# What Cities and Towns Have Mandatory Residence Requirements



## Enforcer174 (Apr 24, 2004)

Does anyone know What Cities and Towns Have Mandatory Residence Requirements? What cities hire non residents for police jobs? I just want to make sure my name isnt on the list of a City or town with this requirement in order to be hired. I emailed HR and no response yet. Thanx


----------



## Crvtte65 (May 19, 2002)

Your best bet is to contact the individual departments.


----------



## Enforcer174 (Apr 24, 2004)

Crvtte65 said:


> Your best bet is to contact the individual departments.


Ok sounds good. I only ask because I moved out of Boston April 2005 before the test and I believe I cannot claim any city or town for residency preferance? Figures 30 years as a resident in Boston and 1 month broke any chances.


----------



## EOD1 (Mar 11, 2004)

Enforcer174 said:


> Ok sounds good. I only ask because I moved out of Boston April 2005 before the test and I believe I cannot claim any city or town for residency preferance? Figures 30 years as a resident in Boston and 1 month broke any chances.


Sux huh! i went throught the same thing. not 30 years, I moved my wife from a non-CS town to a CS town, payed bills, taxes, voted but i did live there when i entered active service so no pref for me.

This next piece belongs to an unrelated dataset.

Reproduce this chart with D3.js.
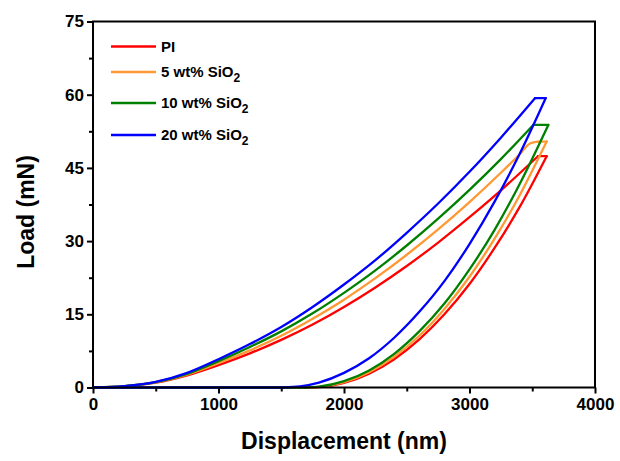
<!DOCTYPE html>
<html><head><meta charset="utf-8">
<script src="https://cdn.jsdelivr.net/npm/d3@7"></script>
<style>body{margin:0;background:#fff}svg{display:block}text{font-family:"Liberation Sans",Arial,sans-serif;font-weight:bold}</style>
</head><body><svg id="c" width="620" height="461"></svg>
<script>
// ---- data ----
const seriesNames = ["PI", "5 wt% SiO", "10 wt% SiO", "20 wt% SiO"];
const seriesSub = ["", "2", "2", "2"];
const seriesColors = ["#ff0000", "#ff9933", "#008000", "#0000ff"];
const xTicks = [0, 1000, 2000, 3000, 4000];
const yTicks = [0, 15, 30, 45, 60, 75];

// loading branches [displacement nm, load mN]
const loadPI = [[0,0],[250,0.25],[500,1.0],[750,2.5],[1000,4.6],[1250,7.0],[1500,9.75],[1750,12.9],[2000,16.5],[2250,20.5],[2500,24.9],[2750,29.7],[3000,34.9],[3250,40.4],[3546,47.4]];
const load5 = [[0,0],[250,0.27],[500,1.05],[750,2.65],[1000,5.0],[1250,7.6],[1500,10.6],[1750,14.1],[2000,18.0],[2250,22.4],[2500,27.2],[2750,32.4],[3000,38.0],[3250,44.0],[3400,47.8],[3482,50.0],[3545,50.4]];
const load10 = [[0,0],[250,0.28],[500,1.1],[750,2.8],[1000,5.4],[1250,8.3],[1500,11.5],[1750,15.2],[2000,19.4],[2250,24.0],[2500,29.1],[2750,34.6],[3000,40.5],[3250,46.8],[3508,53.8]];
const load20 = [[0,0],[250,0.3],[500,1.15],[750,3.0],[1000,5.8],[1250,8.9],[1500,12.4],[1750,16.5],[2000,21.1],[2250,26.1],[2500,31.7],[2750,37.7],[3000,44.2],[3250,51.2],[3522,59.3]];
// unloading branches (listed by increasing displacement, ending at the end of the hold)
const unloadPI = [[1719,0],[1800,0.07],[2000,0.95],[2200,2.85],[2400,5.8],[2600,9.85],[2800,15.0],[3000,21.2],[3200,28.6],[3400,37.0],[3615,47.4]];
const unload5 = [[1706,0],[1800,0.1],[2000,1.1],[2200,3.15],[2400,6.3],[2600,10.6],[2800,16.1],[3000,22.7],[3200,30.5],[3400,39.4],[3615,50.4]];
const unload10 = [[1685,0],[1800,0.16],[2000,1.3],[2200,3.5],[2400,6.9],[2600,11.5],[2800,17.2],[3000,24.2],[3200,32.3],[3400,41.7],[3628,53.8]];
const unload20 = [[1514,0],[1650,0.22],[1800,1.0],[2000,3.0],[2200,6.0],[2400,10.2],[2600,15.5],[2800,21.8],[3000,29.4],[3200,38.1],[3400,47.9],[3607,59.3]];

const loads = [loadPI, load5, load10, load20];
const unloads = [unloadPI, unload5, unload10, unload20];

// ---- chart ----
const svg = d3.select("#c");
const x = d3.scaleLinear().domain([0, 4000]).range([93, 595]);
const y = d3.scaleLinear().domain([0, 75]).range([387.5, 21.5]);

const lineSmooth = d3.line().x(d => x(d[0])).y(d => y(d[1])).curve(d3.curveMonotoneX);
const lineStraight = d3.line().x(d => x(d[0])).y(d => y(d[1]));

const g = svg.append("g");
for (let i = 0; i < 4; i++) {
  const c = seriesColors[i];
  const L = loads[i], U = unloads[i];
  const st = p => p.attr("fill", "none").attr("stroke", c).attr("stroke-width", 2.3).attr("stroke-linejoin", "round").attr("stroke-linecap", "round");
  st(g.append("path").attr("d", lineSmooth(L)));
  st(g.append("path").attr("d", lineStraight([L[L.length - 1], U[U.length - 1]])));
  st(g.append("path").attr("d", lineSmooth(U)));
  st(g.append("path").attr("d", lineStraight([[0, 0], U[0]])));
}

// frame
svg.append("rect").attr("x", x(0)).attr("y", y(75)).attr("width", x(4000) - x(0)).attr("height", y(0) - y(75))
  .attr("fill", "none").attr("stroke", "#000").attr("stroke-width", 2);

// axes
const xAxis = d3.axisBottom(x).tickValues(xTicks).tickSize(6).tickPadding(4).tickFormat(d3.format("d"));
const xMinor = d3.axisBottom(x).tickValues([500, 1500, 2500, 3500]).tickSize(4).tickFormat("");
const yAxis = d3.axisLeft(y).tickValues(yTicks).tickSize(6).tickPadding(3).tickFormat(d3.format("d"));
const yMinor = d3.axisLeft(y).tickValues([7.5, 22.5, 37.5, 52.5, 67.5]).tickSize(4).tickFormat("");

function style(sel) {
  sel.select(".domain").remove();
  sel.selectAll("line").attr("stroke", "#000").attr("stroke-width", 2);
  sel.selectAll("text").attr("fill", "#000").style("font-size", "17px").style("font-weight", "bold");
}
svg.append("g").attr("transform", `translate(0,${y(0)})`).call(xAxis).call(style);
svg.append("g").attr("transform", `translate(0,${y(0)})`).call(xMinor).call(style);
svg.append("g").attr("transform", `translate(${x(0)},0)`).call(yAxis).call(style);
svg.append("g").attr("transform", `translate(${x(0)},0)`).call(yMinor).call(style);

// titles
svg.append("text").attr("x", (x(0) + x(4000)) / 2).attr("y", 449).attr("text-anchor", "middle")
  .style("font-size", "23px").text("Displacement (nm)");
svg.append("text").attr("transform", `translate(34,212) rotate(-90)`).attr("text-anchor", "middle")
  .style("font-size", "23px").text("Load (mN)");

// legend
const legY = [46.5, 72, 103, 135];
const leg = svg.append("g");
seriesNames.forEach((n, i) => {
  leg.append("line").attr("x1", 111).attr("x2", 156).attr("y1", legY[i]).attr("y2", legY[i])
    .attr("stroke", seriesColors[i]).attr("stroke-width", 2.3);
  const t = leg.append("text").attr("x", 161).attr("y", legY[i] + 5).style("font-size", "15px").text(n);
  if (seriesSub[i]) t.append("tspan").attr("dy", 5).style("font-size", "12px").text(seriesSub[i]);
});
</script></body></html>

I've noticed that most towns don't have a Mandatory res requirement but its pretty much an written rule. But it depends on where you live and timing. Also if they have more positions to fill then residents on the list. I just got a card for a PD looking for 10 P/T but only have 9 residents on the list (according to the HRD website). so @ least 1 nonresident will get hired.


----------